Thermal infrared hyperspectral remote sensing technology is a crucial tool in the field of Earth sciences, and the success of CTBNet signifies that more thermal infrared hyperspectral data may be available for future scientific researches, thus contributing to the advancement of Earth sciences. For example, in environmental monitoring, the spectral reconstruction technique of CTBNet may be used for high temporal resolution monitoring of climate change, pollutant dispersion, and changes in wildlife habitats.

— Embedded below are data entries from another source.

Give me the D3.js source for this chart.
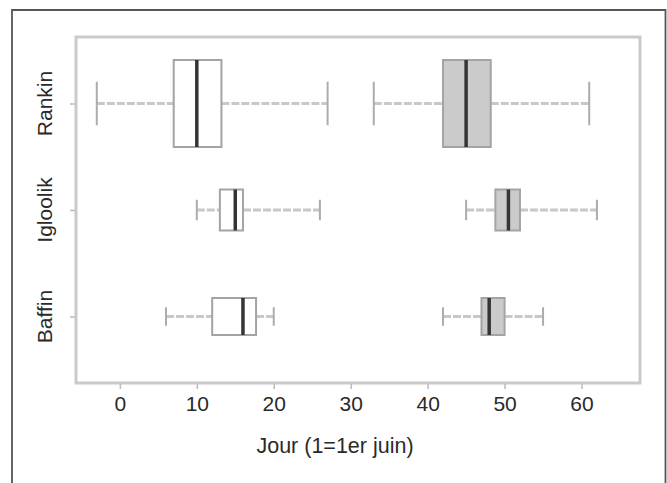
<!DOCTYPE html>
<html>
<head>
<meta charset="utf-8">
<script src="https://cdn.jsdelivr.net/npm/d3@7"></script>
<style>
  html, body { margin: 0; padding: 0; background: #fff; }
  svg { display: block; }
  text { font-family: "Liberation Sans", Arial, Helvetica, sans-serif; fill: #2a2a2a; }
</style>
</head>
<body>
<svg id="chart" width="667" height="483"></svg>
<script>
// ---- data ----
const categories = ["Rankin", "Igloolik", "Baffin"];
// five-number summaries: [lower whisker, Q1, median, Q3, upper whisker]
const earlySeries = [
  [-3, 7, 10, 13.2, 27],
  [10, 13, 15, 16, 26],
  [6, 12, 16, 17.7, 20]
];
const lateSeries = [
  [33, 42, 45, 48.2, 61],
  [45, 48.8, 50.5, 52, 62],
  [42, 47, 48, 50, 55]
];
const xTicks = [0, 10, 20, 30, 40, 50, 60];
const xTitle = "Jour (1=1er juin)";

// ---- layout ----
const svg = d3.select("#chart");
const plot = { left: 76, right: 640, top: 37, bottom: 383 };
const boxHalf = { Rankin: 43.5, Igloolik: 20.5, Baffin: 18.5 };

const x = d3.scaleLinear().domain([-5.7, 67.6]).range([plot.left, plot.right]);
const y = d3.scalePoint().domain(categories).range([103.5, 316.5]);

// outer frame
svg.append("path")
  .attr("d", `M12,483 L12,10 L665.5,10 L665.5,483`)
  .attr("fill", "none").attr("stroke", "#555").attr("stroke-width", 1.8);

// plot frame
svg.append("rect")
  .attr("x", plot.left).attr("y", plot.top)
  .attr("width", plot.right - plot.left).attr("height", plot.bottom - plot.top)
  .attr("fill", "none").attr("stroke", "#cacaca").attr("stroke-width", 3);

// x axis
const xAxis = d3.axisBottom(x).tickValues(xTicks).tickSize(5).tickPadding(7).tickFormat(d3.format("d"));
const gx = svg.append("g").attr("transform", `translate(0,${plot.bottom + 1})`).call(xAxis);
gx.select(".domain").remove();
gx.selectAll(".tick line").attr("stroke", "#bbb").attr("stroke-width", 1.5);
gx.selectAll(".tick text").style("font-size", "21px").attr("fill", "#2a2a2a");

// y axis
const yAxis = d3.axisLeft(y).tickSize(5).tickFormat("");
const gy = svg.append("g").attr("transform", `translate(${plot.left - 1},0)`).call(yAxis);
gy.select(".domain").remove();
gy.selectAll(".tick line").attr("stroke", "#bbb").attr("stroke-width", 1.5);

// y labels (rotated)
svg.selectAll(".ylab").data(categories).enter().append("text")
  .attr("class", "ylab")
  .attr("transform", d => `translate(44,${y(d)}) rotate(-90)`)
  .attr("text-anchor", "middle").attr("dominant-baseline", "central")
  .style("font-size", "21px").text(d => d);

// x title
svg.append("text")
  .attr("x", 335).attr("y", 446)
  .attr("text-anchor", "middle").attr("dominant-baseline", "central")
  .style("font-size", "21.5px").text(xTitle);

// boxes
function drawBoxes(series, fill, cls) {
  const g = svg.append("g").attr("class", cls);
  const items = series.map((s, i) => ({ cat: categories[i], s }));
  const grp = g.selectAll("g").data(items).enter().append("g");
  // whiskers
  [[0, 1], [3, 4]].forEach(([a, b]) => {
    grp.append("line")
      .attr("x1", d => x(d.s[a])).attr("x2", d => x(d.s[b]))
      .attr("y1", d => y(d.cat)).attr("y2", d => y(d.cat))
      .attr("stroke", "#c8c8c8").attr("stroke-width", 3).attr("stroke-dasharray", "8,2");
  });
  // caps
  [0, 4].forEach(k => {
    grp.append("line")
      .attr("x1", d => x(d.s[k])).attr("x2", d => x(d.s[k]))
      .attr("y1", d => y(d.cat) - boxHalf[d.cat] / 2)
      .attr("y2", d => y(d.cat) + boxHalf[d.cat] / 2)
      .attr("stroke", "#acacac").attr("stroke-width", 2);
  });
  // box
  grp.append("rect")
    .attr("x", d => x(d.s[1])).attr("width", d => x(d.s[3]) - x(d.s[1]))
    .attr("y", d => y(d.cat) - boxHalf[d.cat]).attr("height", d => 2 * boxHalf[d.cat])
    .attr("fill", fill).attr("stroke", "#a4a4a4").attr("stroke-width", 2);
  // median
  grp.append("line")
    .attr("x1", d => x(d.s[2])).attr("x2", d => x(d.s[2]))
    .attr("y1", d => y(d.cat) - boxHalf[d.cat])
    .attr("y2", d => y(d.cat) + boxHalf[d.cat])
    .attr("stroke", "#353535").attr("stroke-width", 3.5);
}
drawBoxes(earlySeries, "#ffffff", "early");
drawBoxes(lateSeries, "#cbcbcb", "late");
</script>
</body>
</html>
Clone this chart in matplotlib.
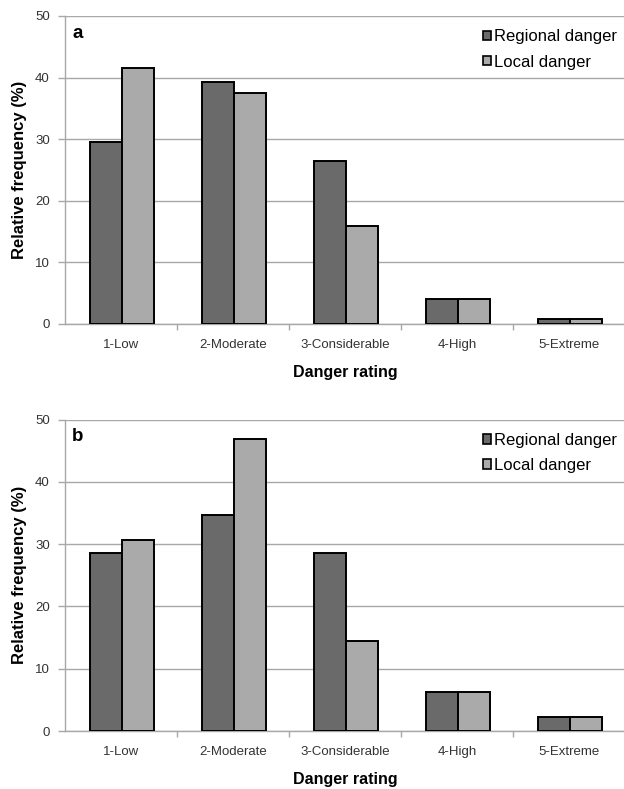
import matplotlib
matplotlib.use("Agg")
import matplotlib.pyplot as plt
from matplotlib.patches import Patch
import numpy as np

plt.rcParams['font.family'] = ['Liberation Sans', 'DejaVu Sans']

categories = ["1-Low", "2-Moderate", "3-Considerable", "4-High", "5-Extreme"]
series_names = ["Regional danger", "Local danger"]
regional_a = [29.6, 39.3, 26.4, 4.0, 0.8]
local_a = [41.6, 37.5, 15.9, 4.0, 0.8]
regional_b = [28.6, 34.7, 28.6, 6.2, 2.2]
local_b = [30.6, 46.9, 14.5, 6.2, 2.2]
panel_labels = ["a", "b"]
y_ticks = [0, 10, 20, 30, 40, 50]

dark = "#6a6a6a"
light = "#aaaaaa"
grid_c = "#a8a8a8"
W, H = 624, 789

fig = plt.figure(figsize=(W / 100, H / 100), dpi=100)

def px_axes(left, top, right, bottom):
    return fig.add_axes([left / W, 1 - bottom / H, (right - left) / W, (bottom - top) / H])

ax_a = px_axes(65, 16, 625, 324)
ax_b = px_axes(65, 419.5, 625, 731)

bw = 0.285
for ax, reg, loc, lab in [(ax_a, regional_a, local_a, panel_labels[0]),
                          (ax_b, regional_b, local_b, panel_labels[1])]:
    x = np.arange(len(categories))
    ax.bar(x - bw / 2 + 0.01, reg, bw, color=dark, edgecolor="black", linewidth=1.4, zorder=3)
    ax.bar(x + bw / 2 + 0.01, loc, bw, color=light, edgecolor="black", linewidth=1.4, zorder=3)
    ax.set_xlim(-0.5, len(categories) - 0.5)
    ax.set_ylim(0, 50)
    ax.set_yticks(y_ticks)
    ax.set_yticklabels([str(t) for t in y_ticks], fontsize=9.5, color="#333333")
    ax.yaxis.grid(True, color=grid_c, linewidth=1.0, zorder=0)
    ax.set_axisbelow(True)
    # category ticks
    ax.set_xticks(x)
    ax.set_xticklabels(categories, fontsize=9.5, color="#333333")
    ax.tick_params(axis="x", length=0, pad=11)
    ax.set_xticks(np.arange(0.5, len(categories) - 0.5, 1.0), minor=True)
    ax.tick_params(axis="x", which="minor", length=4, color=grid_c, width=1.0, direction="out")
    ax.tick_params(axis="y", length=5, color=grid_c, width=1.0, pad=6)
    for s in ["top", "right"]:
        ax.spines[s].set_visible(False)
    ax.spines["left"].set_color(grid_c)
    ax.spines["bottom"].set_color(grid_c)
    ax.spines["left"].set_linewidth(1.0)
    ax.spines["bottom"].set_linewidth(1.0)
    ax.set_xlabel("Danger rating", fontsize=11.5, fontweight="bold", labelpad=10)
    ax.set_ylabel("Relative frequency (%)", fontsize=12, fontweight="bold", labelpad=6)
    ax.text(0.013, 0.972, lab, transform=ax.transAxes, fontsize=13.5, fontweight="bold",
            ha="left", va="top")
    handles = [Patch(facecolor=dark, edgecolor="black", linewidth=1.2),
               Patch(facecolor=light, edgecolor="black", linewidth=1.2)]
    ax.legend(handles, series_names, loc="upper right", bbox_to_anchor=(1.0, 0.984),
              frameon=False, fontsize=12, handlelength=0.5, handleheight=0.5,
              handletextpad=0.15, labelspacing=0.62, borderaxespad=0.1)

fig.savefig("out.png", dpi=100)
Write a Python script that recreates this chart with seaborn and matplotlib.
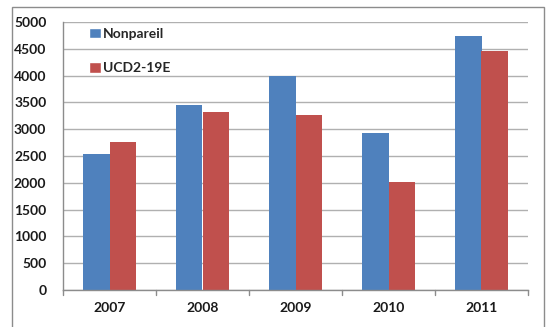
import matplotlib
matplotlib.use("Agg")
import matplotlib.pyplot as plt
from matplotlib.patches import Rectangle
from matplotlib.lines import Line2D
import seaborn as sns
import pandas as pd

years = ["2007", "2008", "2009", "2010", "2011"]
nonpareil = [2540, 3460, 4000, 2920, 4740]
ucd2_19e = [2760, 3320, 3270, 2010, 4450]
series_names = ["Nonpareil", "UCD2-19E"]
colors = ["#4F81BD", "#C0504D"]

df = pd.DataFrame({
    "year": years * 2,
    "value": nonpareil + ucd2_19e,
    "variety": [series_names[0]] * len(years) + [series_names[1]] * len(years),
})

sns.set_style("white")
plt.rcParams["font.family"] = ["Lato", "DejaVu Sans"]

W, H = 551, 327
fig = plt.figure(figsize=(W / 100, H / 100), dpi=100)
fig.patch.set_facecolor("white")

# outer chart frame
fig.patches.append(Rectangle((12 / W, -0.02), (544 - 12) / W, (H - 7) / H + 0.02,
                             transform=fig.transFigure, fill=False,
                             edgecolor="#8c8c8c", linewidth=1.0))

ax = fig.add_axes([63 / W, (H - 290) / H, (528 - 63) / W, (290 - 22) / H])
sns.barplot(data=df, x="year", y="value", hue="variety", palette=colors,
            width=0.56, gap=0, saturation=1, linewidth=0, edgecolor="none",
            ax=ax, legend=False)

ax.set_ylim(0, 5000)
ax.set_yticks(range(0, 5001, 500))
ax.set_xlim(-0.5, 4.5)
ax.set_xlabel("")
ax.set_ylabel("")
ax.yaxis.grid(True, color="#b0b0b0", linewidth=1.0)
ax.set_axisbelow(True)
for side in ["top", "right"]:
    ax.spines[side].set_visible(False)
for side in ["left", "bottom"]:
    ax.spines[side].set_color("#8c8c8c")
    ax.spines[side].set_linewidth(1.0)

ax.tick_params(axis="y", length=5, color="#8c8c8c", pad=7, labelsize=10)
ax.tick_params(axis="x", length=0, pad=9, labelsize=10)
for lbl in ax.get_xticklabels() + ax.get_yticklabels():
    lbl.set_fontweight("bold")
    lbl.set_color("#1a1a1a")

# category-boundary ticks on the x axis
for b in [-0.5, 0.5, 1.5, 2.5, 3.5, 4.5]:
    ax.add_line(Line2D([b, b], [0, -0.018], transform=ax.get_xaxis_transform(),
                       color="#8c8c8c", linewidth=1.0, clip_on=False))

handles = [Rectangle((0, 0), 1, 1, facecolor=c) for c in colors]
leg = ax.legend(handles, series_names, loc="upper left",
                bbox_to_anchor=(0.03, 1.025), frameon=False,
                handlelength=0.8, handleheight=0.8, handletextpad=0.2,
                labelspacing=1.6, prop={"weight": "bold", "size": 10})

fig.savefig("out.png", dpi=100, facecolor="white")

In the agricultural sector, this technology may generate high spatial resolution thermal infrared hyperspectral images, which can then assist in monitoring crop health, assessing the impact of drought, and guiding irrigation management.

Despite the significant accomplishments of CTBNet in various aspects, we recognize that there is still some room for further optimization and application expansion of the algorithm. Future research could explore the integration of more advanced deep learning technologies, such as Graph Geural Getworks (GNNs), and more complex Transformer variants, to further improve reconstruction quality and the algorithm’s generalization capability. Optimizing the algorithm’s real-time performance and application on larger-scale datasets will be key to achieving broader applications.